## Problem requirements
Do not include the pictures; repeat the rest of the data exactly.

## Raw data
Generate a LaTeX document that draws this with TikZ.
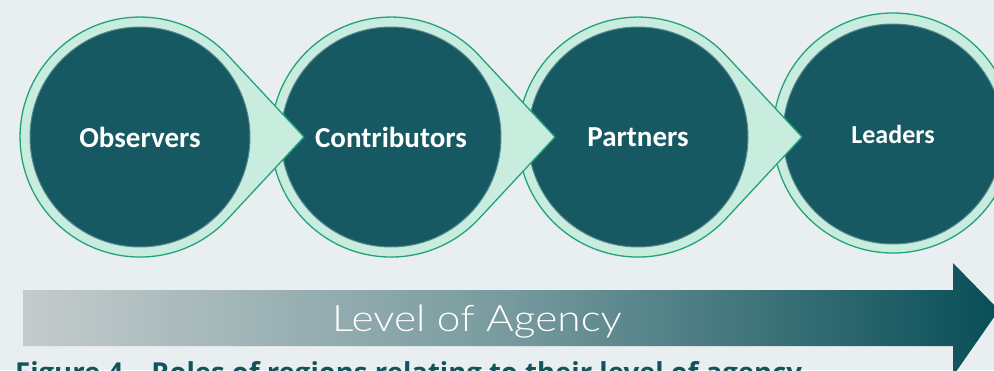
\documentclass[tikz,border=0pt]{standalone}
\usepackage{fontspec}
\setmainfont{Carlito}
\newfontfamily\lightfont{Lato Light}
\newfontfamily\capfont{Open Sans}
\definecolor{bg}{RGB}{233,238,240}
\definecolor{darkteal}{RGB}{22,89,99}
\definecolor{softrim}{RGB}{88,135,141}
\definecolor{mint}{RGB}{200,237,223}
\definecolor{rim}{RGB}{34,163,122}
\definecolor{capcol}{RGB}{18,84,94}
\definecolor{agL}{RGB}{196,203,204}
\definecolor{agM}{RGB}{118,154,158}
\definecolor{agR}{RGB}{8,78,87}
\pgfdeclarehorizontalshading{agency}{100bp}{color(0bp)=(agL); color(25bp)=(agL); color(50bp)=(agM); color(75bp)=(agR); color(100bp)=(agR)}
\tikzset{
  bubble/.style={fill=mint, draw=rim, line width=1.3pt, line join=round},
  core/.style={circle, fill=darkteal, draw=softrim, line width=1pt, minimum size=220pt, inner sep=0pt, text=white, font=\bfseries\fontsize{29}{29}\selectfont},
}
\newcommand\agencybubble[2]{%
  \filldraw[bubble] (#1+164,#2) -- (#1+87.8,#2-81.8) arc[start angle=317, end angle=43, radius=120] -- cycle;}
\begin{document}
\begin{tikzpicture}[x=1pt,y=-1pt]
\useasboundingbox (0,0) rectangle (994,370);
\fill[bg] (0,0) rectangle (994,370);
\begin{scope}
\clip (0,0) rectangle (994,370);
% Leaders (last, drawn first)
\filldraw[bubble] (893,133) circle[radius=120];
\node[core, font=\bfseries\fontsize{26}{26}\selectfont] (lead) at (893,134) {Leaders};
% Partners
\agencybubble{638}{137}
\node[core] (part) at (638,137) {Partners};
% Contributors
\agencybubble{391}{137}
\node[core] (cont) at (391,137) {Contributors};
% Observers
\agencybubble{140}{137}
\node[core] (obs) at (140,137) {Observers};
% Level of agency arrow
\shade[shading=agency] (23,290) -- (953,290) -- (953,263) -- (999,310) -- (953,376) -- (953,346) -- (23,346) -- cycle;
\node[anchor=base, text=white, inner sep=0pt, font=\lightfont\fontsize{36.5}{36.5}\selectfont] (lvl) at (477,331) {\scalebox{1.16}[1]{Level of Agency}};
% caption
\node[anchor=base west, text=capcol, inner sep=0pt, font=\capfont\bfseries\fontsize{27.5}{27.5}\selectfont] (cap) at (15,382) {Figure 4 – Roles of regions relating to their level of agency};
\end{scope}
\end{tikzpicture}
\end{document}
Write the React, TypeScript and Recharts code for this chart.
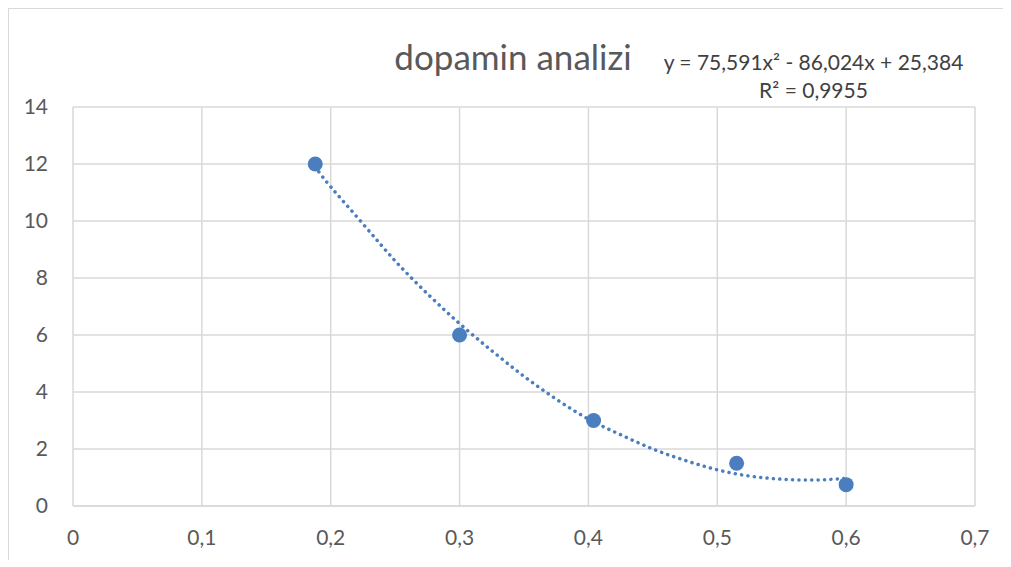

## Final result
Generate a LaTeX document that draws this with TikZ.
\documentclass[tikz,border=0pt]{standalone}
\usepackage{fontspec}
\setmainfont{Carlito}
\newfontfamily\lightfont{Lato Light}
\newfontfamily\capfont{Open Sans}
\definecolor{bg}{RGB}{233,238,240}
\definecolor{darkteal}{RGB}{22,89,99}
\definecolor{softrim}{RGB}{88,135,141}
\definecolor{mint}{RGB}{200,237,223}
\definecolor{rim}{RGB}{34,163,122}
\definecolor{capcol}{RGB}{18,84,94}
\definecolor{agL}{RGB}{196,203,204}
\definecolor{agM}{RGB}{118,154,158}
\definecolor{agR}{RGB}{8,78,87}
\pgfdeclarehorizontalshading{agency}{100bp}{color(0bp)=(agL); color(25bp)=(agL); color(50bp)=(agM); color(75bp)=(agR); color(100bp)=(agR)}
\tikzset{
  bubble/.style={fill=mint, draw=rim, line width=1.3pt, line join=round},
  core/.style={circle, fill=darkteal, draw=softrim, line width=1pt, minimum size=220pt, inner sep=0pt, text=white, font=\bfseries\fontsize{29}{29}\selectfont},
}
\newcommand\agencybubble[2]{%
  \filldraw[bubble] (#1+164,#2) -- (#1+87.8,#2-81.8) arc[start angle=317, end angle=43, radius=120] -- cycle;}
\begin{document}
\begin{tikzpicture}[x=1pt,y=-1pt]
\useasboundingbox (0,0) rectangle (994,370);
\fill[bg] (0,0) rectangle (994,370);
\begin{scope}
\clip (0,0) rectangle (994,370);
% Leaders (last, drawn first)
\filldraw[bubble] (893,133) circle[radius=120];
\node[core, font=\bfseries\fontsize{26}{26}\selectfont] (lead) at (893,134) {Leaders};
% Partners
\agencybubble{638}{137}
\node[core] (part) at (638,137) {Partners};
% Contributors
\agencybubble{391}{137}
\node[core] (cont) at (391,137) {Contributors};
% Observers
\agencybubble{140}{137}
\node[core] (obs) at (140,137) {Observers};
% Level of agency arrow
\shade[shading=agency] (23,290) -- (953,290) -- (953,263) -- (999,310) -- (953,376) -- (953,346) -- (23,346) -- cycle;
\node[anchor=base, text=white, inner sep=0pt, font=\lightfont\fontsize{36.5}{36.5}\selectfont] (lvl) at (477,331) {\scalebox{1.16}[1]{Level of Agency}};
% caption
\node[anchor=base west, text=capcol, inner sep=0pt, font=\capfont\bfseries\fontsize{27.5}{27.5}\selectfont] (cap) at (15,382) {Figure 4 – Roles of regions relating to their level of agency};
\end{scope}
\end{tikzpicture}
\end{document}
Write the React, TypeScript and Recharts code for this chart.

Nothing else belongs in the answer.